In a sweeping analysis that spans three decades (1990–2020), scientists have revealed that the world’s wealthiest individuals - particularly the top 10%, 1%, and 0.1% - are disproportionately responsible for catastrophic global heating and extreme weather events that are devastating the planet’s most vulnerable regions.
“If everyone had emitted like the bottom 50%, there would have been virtually no additional global warming since 1990.”
💸 Climate Change Is a Class Issue
The data paints a brutally clear picture:
- The wealthiest 10% of the global population are responsible for 65% of warming since 1990.
- The top 1% are responsible for 20%, and the ultra-elite 0.1% account for 8% of the increase in global mean temperature (GMT).
- These figures translate to 6.5, 20, and 76 times the global per capita average respectively.
This isn’t just about personal consumption - the carbon footprint of the wealthy includes emissions tied to their investments, assets, and ownership of production infrastructure. Their financial influence reaches far beyond their homes, cars, and yachts.
🌍 Devastating Impacts, Disproportionate Suffering
The consequences of this disparity are global - and deeply unjust.
By isolating emissions from elite income brackets and simulating “counterfactual” climate conditions had these groups not emitted, researchers linked their actions directly to an explosion of deadly climate events. These include:
- A 12.3-fold increase in 1-in-100-year heatwaves since 1990 - mostly attributable to the top 10%.

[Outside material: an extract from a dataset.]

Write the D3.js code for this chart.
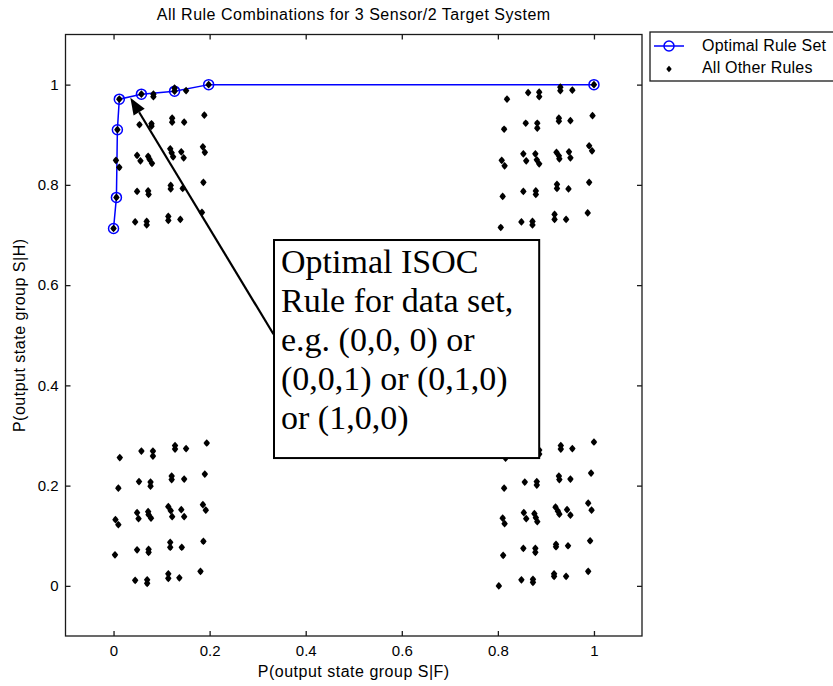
<!DOCTYPE html>
<html>
<head>
<meta charset="utf-8">
<script src="https://cdn.jsdelivr.net/npm/d3@7"></script>
<style>
  html, body { margin: 0; padding: 0; background: #fff; }
  svg { display: block; }
</style>
</head>
<body>
<svg id="chart" width="833" height="686"></svg>
<script>
// ---- data ----
const titleText = "All Rule Combinations for 3 Sensor/2 Target System";
const xLabelText = "P(output state group S|F)";
const yLabelText = "P(output state group S|H)";
const xTicks = [0, 0.2, 0.4, 0.6, 0.8, 1];
const yTicks = [0, 0.2, 0.4, 0.6, 0.8, 1];
const legendLabels = ["Optimal Rule Set", "All Other Rules"];

// optimal rule set (ISOC curve)
const optimalSF = [0.000, 0.006, 0.008, 0.012, 0.058, 0.127, 0.198, 1.000];
const optimalSH = [0.713, 0.775, 0.910, 0.971, 0.981, 0.987, 1.000, 1.000];

// all other rules, by cluster, [P(S|F), P(S|H)]
const topLeftRules = [
  [0.012,0.971],[0.058,0.981],[0.083,0.976],[0.083,0.981],[0.127,0.987],[0.127,0.993],[0.151,0.988],[0.198,1.000],
  [0.008,0.910],[0.054,0.920],[0.079,0.922],[0.079,0.917],[0.122,0.933],[0.122,0.925],[0.147,0.925],[0.189,0.939],
  [0.005,0.849],[0.012,0.835],[0.049,0.859],[0.056,0.848],[0.072,0.857],[0.075,0.851],[0.080,0.843],[0.118,0.872],
  [0.121,0.864],[0.124,0.856],[0.141,0.866],[0.146,0.854],[0.186,0.876],[0.190,0.865],
  [0.006,0.775],[0.049,0.787],[0.072,0.788],[0.073,0.781],[0.119,0.799],[0.119,0.792],[0.144,0.793],[0.187,0.805],
  [0.000,0.713],[0.045,0.726],[0.069,0.727],[0.069,0.720],[0.114,0.737],[0.114,0.729],[0.139,0.731],[0.184,0.745]
];
const topRightRules = [
  [0.819,0.971],[0.863,0.984],[0.886,0.985],[0.886,0.976],[0.930,0.995],[0.930,0.988],[0.955,0.989],[1.000,1.000],
  [0.813,0.911],[0.858,0.923],[0.882,0.923],[0.882,0.913],[0.927,0.933],[0.927,0.927],[0.951,0.928],[0.997,0.938],
  [0.808,0.849],[0.814,0.838],[0.853,0.862],[0.859,0.848],[0.878,0.862],[0.881,0.850],[0.886,0.842],[0.922,0.865],
  [0.927,0.858],[0.928,0.852],[0.948,0.866],[0.951,0.854],[0.990,0.878],[0.996,0.868],
  [0.810,0.777],[0.853,0.787],[0.879,0.788],[0.879,0.781],[0.923,0.801],[0.923,0.793],[0.947,0.792],[0.990,0.805],
  [0.806,0.715],[0.849,0.726],[0.872,0.727],[0.872,0.720],[0.918,0.741],[0.918,0.731],[0.942,0.731],[0.987,0.744]
];
const bottomLeftRules = [
  [0.181,0.029],[0.137,0.016],[0.114,0.015],[0.114,0.024],[0.070,0.005],[0.070,0.012],[0.045,0.011],
  [0.187,0.089],[0.142,0.077],[0.118,0.077],[0.118,0.087],[0.073,0.067],[0.073,0.073],[0.049,0.072],[0.003,0.062],
  [0.192,0.151],[0.186,0.162],[0.147,0.138],[0.141,0.152],[0.122,0.138],[0.119,0.150],[0.114,0.158],[0.078,0.135],
  [0.073,0.142],[0.072,0.148],[0.052,0.134],[0.049,0.146],[0.010,0.122],[0.004,0.132],
  [0.190,0.223],[0.147,0.213],[0.121,0.212],[0.121,0.219],[0.077,0.199],[0.077,0.207],[0.053,0.208],[0.010,0.195],
  [0.194,0.285],[0.151,0.274],[0.128,0.273],[0.128,0.280],[0.082,0.259],[0.082,0.269],[0.058,0.269],[0.013,0.256]
];
const bottomRightRules = [
  [0.988,0.029],[0.942,0.019],[0.917,0.024],[0.917,0.019],[0.873,0.013],[0.873,0.007],[0.849,0.012],[0.802,0.000],
  [0.992,0.090],[0.946,0.080],[0.921,0.078],[0.921,0.083],[0.878,0.067],[0.878,0.075],[0.853,0.075],[0.811,0.061],
  [0.995,0.151],[0.988,0.165],[0.951,0.141],[0.944,0.152],[0.928,0.143],[0.925,0.149],[0.920,0.157],[0.882,0.128],
  [0.879,0.136],[0.876,0.144],[0.859,0.134],[0.854,0.146],[0.814,0.124],[0.810,0.135],
  [0.994,0.225],[0.951,0.213],[0.928,0.212],[0.927,0.219],[0.881,0.201],[0.881,0.208],[0.856,0.207],[0.813,0.195],
  [1.000,0.287],[0.955,0.274],[0.931,0.273],[0.931,0.280],[0.886,0.263],[0.886,0.271],[0.861,0.269],[0.816,0.255]
];

// annotation (data coordinates)
const noteLines = ["Optimal ISOC", "Rule for data set,", "e.g. (0,0, 0) or", "(0,0,1) or (0,1,0)", "or (1,0,0)"];
const noteBox = { x0: 0.334, x1: 0.886, y0: 0.690, y1: 0.255 };
const arrowFrom = [0.333, 0.502];
const arrowTo = [0.035, 0.974];

// ---- drawing ----
const SANS = "'Liberation Sans', Arial, Helvetica, sans-serif";
const SERIF = "'Liberation Serif', 'Times New Roman', serif";
const svg = d3.select("#chart");
const plot = { left: 65.5, right: 642, top: 34.5, bottom: 636 };
const x = d3.scaleLinear().domain([-0.1, 1.1]).range([plot.left, plot.right]);
const y = d3.scaleLinear().domain([-0.1, 1.1]).range([plot.bottom, plot.top]);
const axisColor = "#1a1a1a";
const fmt = d3.format("~g");

// frame
svg.append("rect")
  .attr("x", plot.left).attr("y", plot.top)
  .attr("width", plot.right - plot.left).attr("height", plot.bottom - plot.top)
  .attr("fill", "#fff").attr("stroke", axisColor).attr("stroke-width", 1.3);

function styleAxis(g, showText) {
  g.select(".domain").remove();
  g.selectAll(".tick line").attr("stroke", axisColor).attr("stroke-width", 1.3);
  g.selectAll(".tick text").attr("fill", "#000").attr("font-size", 15)
    .style("font-family", SANS);
  if (!showText) g.selectAll(".tick text").remove();
}
svg.append("g").attr("transform", `translate(0,${plot.bottom})`)
  .call(d3.axisBottom(x).tickValues(xTicks).tickFormat(fmt).tickSizeInner(-5).tickSizeOuter(0).tickPadding(9))
  .call(g => styleAxis(g, true));
svg.append("g").attr("transform", `translate(0,${plot.top})`)
  .call(d3.axisTop(x).tickValues(xTicks).tickSizeInner(-5).tickSizeOuter(0))
  .call(g => styleAxis(g, false));
svg.append("g").attr("transform", `translate(${plot.left},0)`)
  .call(d3.axisLeft(y).tickValues(yTicks).tickFormat(fmt).tickSizeInner(-5).tickSizeOuter(0).tickPadding(7))
  .call(g => styleAxis(g, true));
svg.append("g").attr("transform", `translate(${plot.right},0)`)
  .call(d3.axisRight(y).tickValues(yTicks).tickSizeInner(-5).tickSizeOuter(0))
  .call(g => styleAxis(g, false));

// title and labels
function sansText(sel, spacing) {
  return sel.style("font-family", SANS).attr("font-size", 16)
    .style("letter-spacing", (spacing == null ? 0.5 : spacing) + "px").attr("fill", "#000");
}
svg.append("text").attr("x", (plot.left + plot.right) / 2).attr("y", 20)
  .attr("text-anchor", "middle").call(sansText).text(titleText);
svg.append("text").attr("x", (plot.left + plot.right) / 2).attr("y", 677)
  .attr("text-anchor", "middle").call(sansText).text(xLabelText);
svg.append("text").attr("transform", `translate(25,${(plot.top + plot.bottom) / 2}) rotate(-90)`)
  .attr("text-anchor", "middle").call(sansText).text(yLabelText);

// optimal line + circles
const optimal = optimalSF.map((v, i) => [v, optimalSH[i]]);
svg.append("path").datum(optimal)
  .attr("d", d3.line().x(d => x(d[0])).y(d => y(d[1])))
  .attr("fill", "none").attr("stroke", "#0000ff").attr("stroke-width", 1.5);
svg.append("g").selectAll("circle").data(optimal).join("circle")
  .attr("cx", d => x(d[0])).attr("cy", d => y(d[1])).attr("r", 5)
  .attr("fill", "none").attr("stroke", "#0000ff").attr("stroke-width", 1.5);

// all other rules
const allRules = [].concat(topLeftRules, topRightRules, bottomLeftRules, bottomRightRules);
const dotShape = {
  draw(ctx, size) {
    const s = Math.sqrt(size);
    const w = s * 0.72, h = s * 0.86, m = s * 0.42;
    ctx.moveTo(0, -h); ctx.lineTo(m, -m); ctx.lineTo(w, 0); ctx.lineTo(m, m);
    ctx.lineTo(0, h); ctx.lineTo(-m, m); ctx.lineTo(-w, 0); ctx.lineTo(-m, -m); ctx.closePath();
  }
};
const marker = d3.symbol().type(dotShape).size(20);
svg.append("g").selectAll("path").data(allRules).join("path")
  .attr("transform", d => `translate(${x(d[0])},${y(d[1])})`)
  .attr("d", marker).attr("fill", "#000");

// annotation box
const bx0 = x(noteBox.x0), bx1 = x(noteBox.x1), by0 = y(noteBox.y0), by1 = y(noteBox.y1);
svg.append("rect").attr("x", bx0).attr("y", by0).attr("width", bx1 - bx0).attr("height", by1 - by0)
  .attr("fill", "#fff").attr("stroke", "#000").attr("stroke-width", 2);
svg.append("g").selectAll("text").data(noteLines).join("text")
  .attr("x", bx0 + 7).attr("y", (d, i) => by0 + 33 + i * 39)
  .style("font-family", SERIF)
  .attr("font-size", 34).attr("fill", "#000").text(d => d);

// arrow
const ax0 = x(arrowFrom[0]), ay0 = y(arrowFrom[1]), ax1 = x(arrowTo[0]), ay1 = y(arrowTo[1]);
const ang = Math.atan2(ay1 - ay0, ax1 - ax0);
const headLen = 17, headHalf = 6.5;
const bxh = ax1 - headLen * Math.cos(ang), byh = ay1 - headLen * Math.sin(ang);
svg.append("line").attr("x1", ax0).attr("y1", ay0).attr("x2", bxh).attr("y2", byh)
  .attr("stroke", "#000").attr("stroke-width", 2.2);
svg.append("path")
  .attr("d", `M${ax1},${ay1}L${bxh + headHalf * Math.sin(ang)},${byh - headHalf * Math.cos(ang)}L${bxh - headHalf * Math.sin(ang)},${byh + headHalf * Math.cos(ang)}Z`)
  .attr("fill", "#000");

// legend
const lg = svg.append("g");
lg.append("rect").attr("x", 650).attr("y", 32).attr("width", 190).attr("height", 49)
  .attr("fill", "#fff").attr("stroke", axisColor).attr("stroke-width", 1.3);
lg.append("line").attr("x1", 654).attr("x2", 684).attr("y1", 46).attr("y2", 46)
  .attr("stroke", "#0000ff").attr("stroke-width", 1.5);
lg.append("circle").attr("cx", 669).attr("cy", 46).attr("r", 5)
  .attr("fill", "none").attr("stroke", "#0000ff").attr("stroke-width", 1.5);
lg.append("path").attr("transform", "translate(669,69)").attr("d", d3.symbol().type(dotShape).size(14)).attr("fill", "#000");
lg.selectAll("text.lbl").data(legendLabels).join("text").attr("class", "lbl")
  .attr("x", 702).attr("y", (d, i) => 51 + i * 22).call(sansText, 0.2).text(d => d);
</script>
</body>
</html>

- A threefold increase in extreme droughts in the Amazon Basin, where emissions from the wealthy have obliterated ecological stability.

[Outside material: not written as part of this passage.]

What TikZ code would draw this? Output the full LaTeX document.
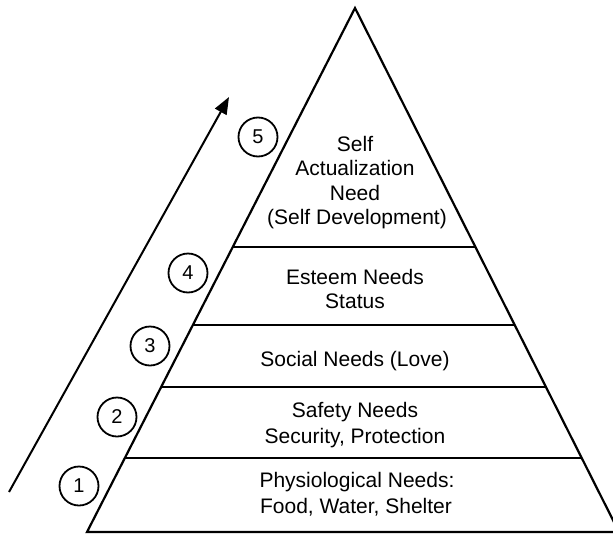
\documentclass[tikz,border=0pt]{standalone}
\usepackage{fontspec}
\setmainfont{Liberation Sans}
\usetikzlibrary{arrows.meta,calc}
\begin{document}
\begin{tikzpicture}[x=1pt,y=-1pt,
  edge/.style={line width=2.2pt,line join=miter},
  lbl/.style={anchor=base,inner sep=0pt,font=\fontsize{21}{24}\selectfont},
  num/.style={draw,circle,line width=1.8pt,minimum size=39pt,inner sep=0pt,font=\fontsize{20}{22}\selectfont}]
\useasboundingbox (0,0) rectangle (613,533);
\clip (0,0) rectangle (613,533);
\coordinate (apex) at (355,8);
\coordinate (bl) at (87,532);
\coordinate (br) at (619,532);
\draw[edge] (bl) -- (apex) -- (br) -- cycle;
\foreach \t/\n in {0.4561/a,0.6050/b,0.7233/c,0.8588/d}{
  \coordinate (l\n) at ($(apex)!\t!(bl)$);
  \coordinate (r\n) at ($(apex)!\t!(br)$);
  \draw[edge] (l\n) -- (r\n);
}
% labels
\node[lbl] (t1) at (355,151) {Self};
\node[lbl] (t2) at (355,175) {Actualization};
\node[lbl] (t3) at (355,200) {Need};
\node[lbl] (t4) at (357,224) {(Self Development)};
\node[lbl] (e1) at (355,284) {Esteem Needs};
\node[lbl] (e2) at (355,308) {Status};
\node[lbl] (s1) at (355,366) {Social Needs (Love)};
\node[lbl] (f1) at (355,417) {Safety Needs};
\node[lbl] (f2) at (355,443) {Security, Protection};
\node[lbl] (p1) at (357,487) {Physiological Needs:};
\node[lbl] (p2) at (356,513) {Food, Water, Shelter};
% numbers
\node[num] (n1) at (79,486) {1};
\node[num] (n2) at (117,417) {2};
\node[num] (n3) at (150,346) {3};
\node[num] (n4) at (188,273) {4};
\node[num] (n5) at (258,137) {5};
% arrow
\coordinate (as) at (9,492);
\coordinate (ae) at (229,97);
\draw[line width=2pt,-{Triangle[length=17pt,width=13pt]}] (as) -- (ae);
\end{tikzpicture}
\end{document}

- Regions with historically low emissions - Southeast Asia, central Africa, southern South America - are bearing the brunt of the heat and drought, despite having contributed the least.
“Wealthy individuals in the U.S. and China have directly driven up heat extremes in regions like the Amazon and southeast Africa.”

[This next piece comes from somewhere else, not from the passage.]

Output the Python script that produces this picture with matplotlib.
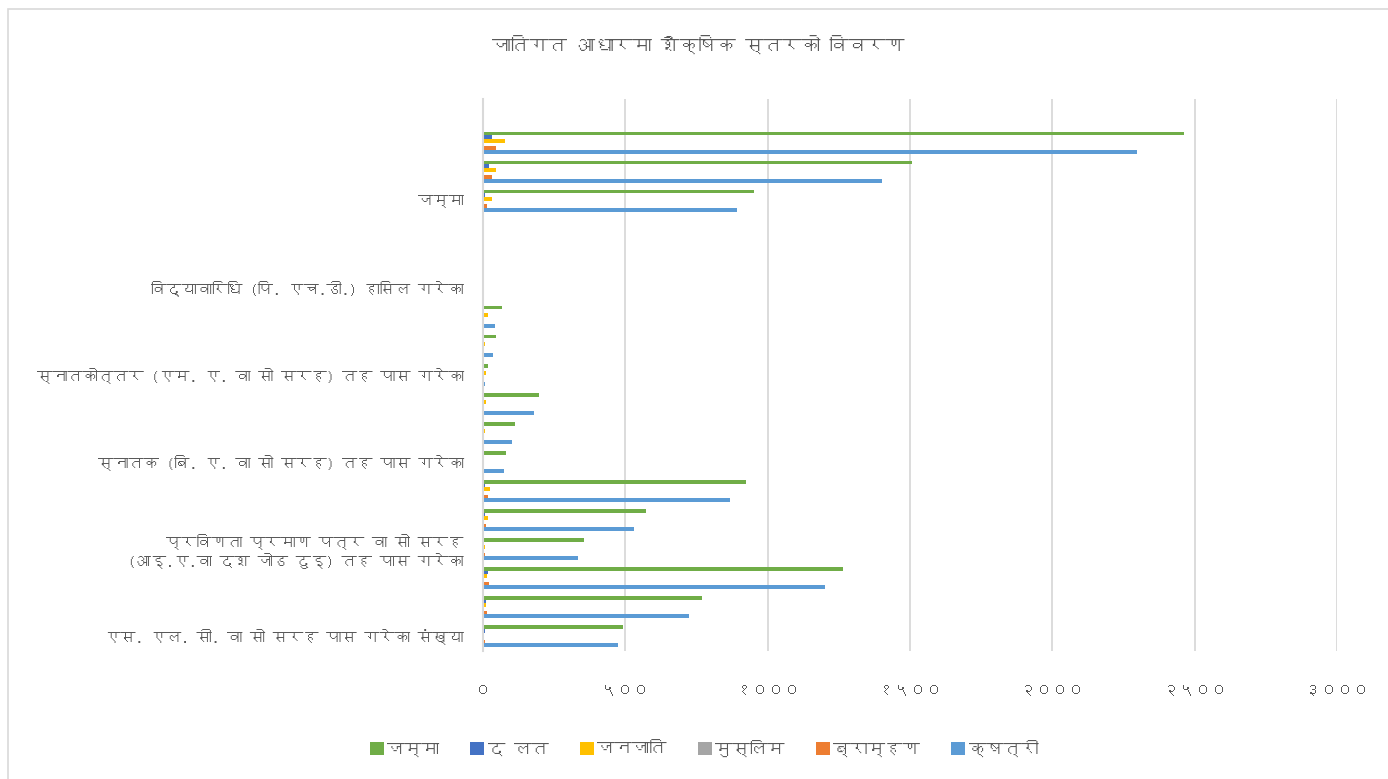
import numpy as np
import matplotlib
matplotlib.use("Agg")
import matplotlib.pyplot as plt
import matplotlib.font_manager as fm
from matplotlib.ft2font import FT2Font
from matplotlib.patches import Rectangle

# categories bottom -> top (three rows per level, only the first is labelled)
categories = ['एस. एल. सी. वा सो सरह पास गरेका संख्या', '', '',
              'प्रविणता प्रमाण पत्र वा सो सरह\n(आइ.ए.वा दश जोड दुइ) तह पास गरेका', '', '',
              'स्नातक (बि. ए. वा सो सरह) तह पास गरेका', '', '',
              'स्नातकोत्तर (एम. ए. वा सो सरह) तह पास गरेका', '', '',
              'विद्यावारिधि (पि. एच.डी.) हासिल गरेका', '', '',
              'जम्मा', '', '']

# series values, same order as categories
jamma    = [493, 769, 1265, 354, 571, 925, 81, 114, 197, 19, 45, 65, 0, 1, 3, 952, 1508, 2462]
dalit    = [6, 12, 19, 0, 6, 8, 0, 0, 0, 0, 0, 0, 0, 0, 0, 7, 20, 30]
janajati = [4, 9, 15, 6, 17, 26, 5, 6, 11, 11, 6, 19, 0, 0, 0, 31, 45, 79]
muslim   = [0, 0, 0, 0, 0, 0, 0, 0, 0, 0, 0, 0, 0, 0, 0, 0, 0, 0]
brahman  = [6, 14, 21, 6, 11, 19, 0, 0, 0, 0, 0, 0, 0, 0, 0, 14, 32, 47]
kshatri  = [473, 723, 1200, 335, 531, 868, 74, 102, 179, 6, 34, 41, 0, 1, 3, 894, 1401, 2298]

series_names = ['जम्मा', 'द लत', 'जनजाति', 'मुस्लिम', 'ब्राम्हण', 'क्षत्री']
colors = ['#70AD47', '#4472C4', '#FFC000', '#A5A5A5', '#ED7D31', '#5B9BD5']
xticks = [0, 500, 1000, 1500, 2000, 2500, 3000]
xtick_labels = ['०', '५००', '१०००', '१५००', '२०००', '२५००', '३०००']
title = 'जातिगत आधारमा शैक्षिक स्तरको विवरण'


# look for any installed font that has Devanagari glyphs
def find_devanagari():
    for f in fm.fontManager.ttflist:
        try:
            if FT2Font(f.fname).get_char_index(0x0915):
                return f.name
        except Exception:
            pass
    return None

dev = find_devanagari()
fams = ([dev] if dev else []) + ['DejaVu Sans']
plt.rcParams['font.family'] = fams

txt = '#595959'
grid = '#D9D9D9'

fig = plt.figure(figsize=(13.88, 7.79), dpi=100)
fig.patches.append(Rectangle((8 / 1388, -0.1), 1.2, 1 - 9 / 779 + 0.1, transform=fig.transFigure,
                             fill=False, edgecolor=grid, lw=1.2))
ax = fig.add_axes([483 / 1388, 1 - 650.7 / 779, (1337 - 483) / 1388, (650.7 - 99) / 779])

y = np.arange(len(categories))
h = 0.126
data = [jamma, dalit, janajati, muslim, brahman, kshatri]
for i, (vals, name, c) in enumerate(zip(data, series_names, colors)):
    ax.barh(y + (2.5 - i) * h, vals, height=h, color=c, label=name)

ax.set_xlim(0, 3000)
ax.set_ylim(-0.5, 18.5)
ax.set_xticks(xticks)
ax.set_xticklabels(xtick_labels)
ax.set_yticks(y)
ax.set_yticklabels(categories, ha='right', multialignment='right')
ax.tick_params(axis='y', length=0, pad=14, labelsize=11, labelcolor=txt)
ax.tick_params(axis='x', length=0, pad=24, labelsize=11.5, labelcolor=txt)

ax.grid(axis='x', color=grid, lw=1.3)
ax.set_axisbelow(True)
for s in ['top', 'right', 'bottom']:
    ax.spines[s].set_visible(False)
ax.spines['left'].set_color(grid)
ax.spines['left'].set_linewidth(1.5)

fig.text(698 / 1388, 1 - 44 / 779, title, ha='center', va='center', fontsize=13.5, color=txt)

leg = fig.legend(loc='center', bbox_to_anchor=(704 / 1388, 1 - 748 / 779), ncol=6, frameon=False,
                 fontsize=12.5, handlelength=0.8, handleheight=0.8, handletextpad=0.2, columnspacing=1.8,
                 labelcolor=txt)

fig.savefig('out.png', dpi=100)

🔬 Science Behind the Blame
Using a combination of climate models (MAGICC and MESMER-M-TP), the study mapped monthly temperature and precipitation anomalies at the grid level, comparing real-world 2020 data to alternate scenarios where top emitters hadn’t released their GHGs.
These models didn’t just rely on CO₂. Methane (CH₄), a powerful but often overlooked greenhouse gas, played a pivotal role in near-term warming trends - especially considering its prevalence in livestock, oil and gas production, and waste - all sectors heavily influenced by elite investments.
🧾 Accountability, Not Just Awareness
The findings carry seismic implications for climate justice:
- The rich aren’t just consuming more - they are destabilizing the very systems the poor depend on to survive.
- Droughts, crop failures, and health crises caused by extreme heat are disproportionately hitting communities with the fewest resources to adapt.
“The emissions of the global elite are causing droughts and heatwaves that destroy lives - far from their gated communities and investment portfolios.”
This goes beyond voluntary carbon offsets or vague pledges. The authors propose radical policy interventions, including:
- A global wealth tax to redress climate damages.
- Realigning global financial systems and investment flows toward climate adaptation and mitigation.
- Redistributing responsibility for climate impacts at the individual, not just national, level.
🧭 A Call for Global Climate Justice
The report is clear: unless the emissions of the ultra-wealthy are curbed, the Paris Agreement’s targets will remain a fantasy. Even more damning, the people suffering the most will continue to have no voice, no power, and no relief.
In other words: if climate change is the fire, inequality is the gasoline.
🌡️ “The 1% are not just outpacing the rest of us - they’re dragging the world toward irreversible catastrophe.”
This isn’t just science. It’s a reckoning.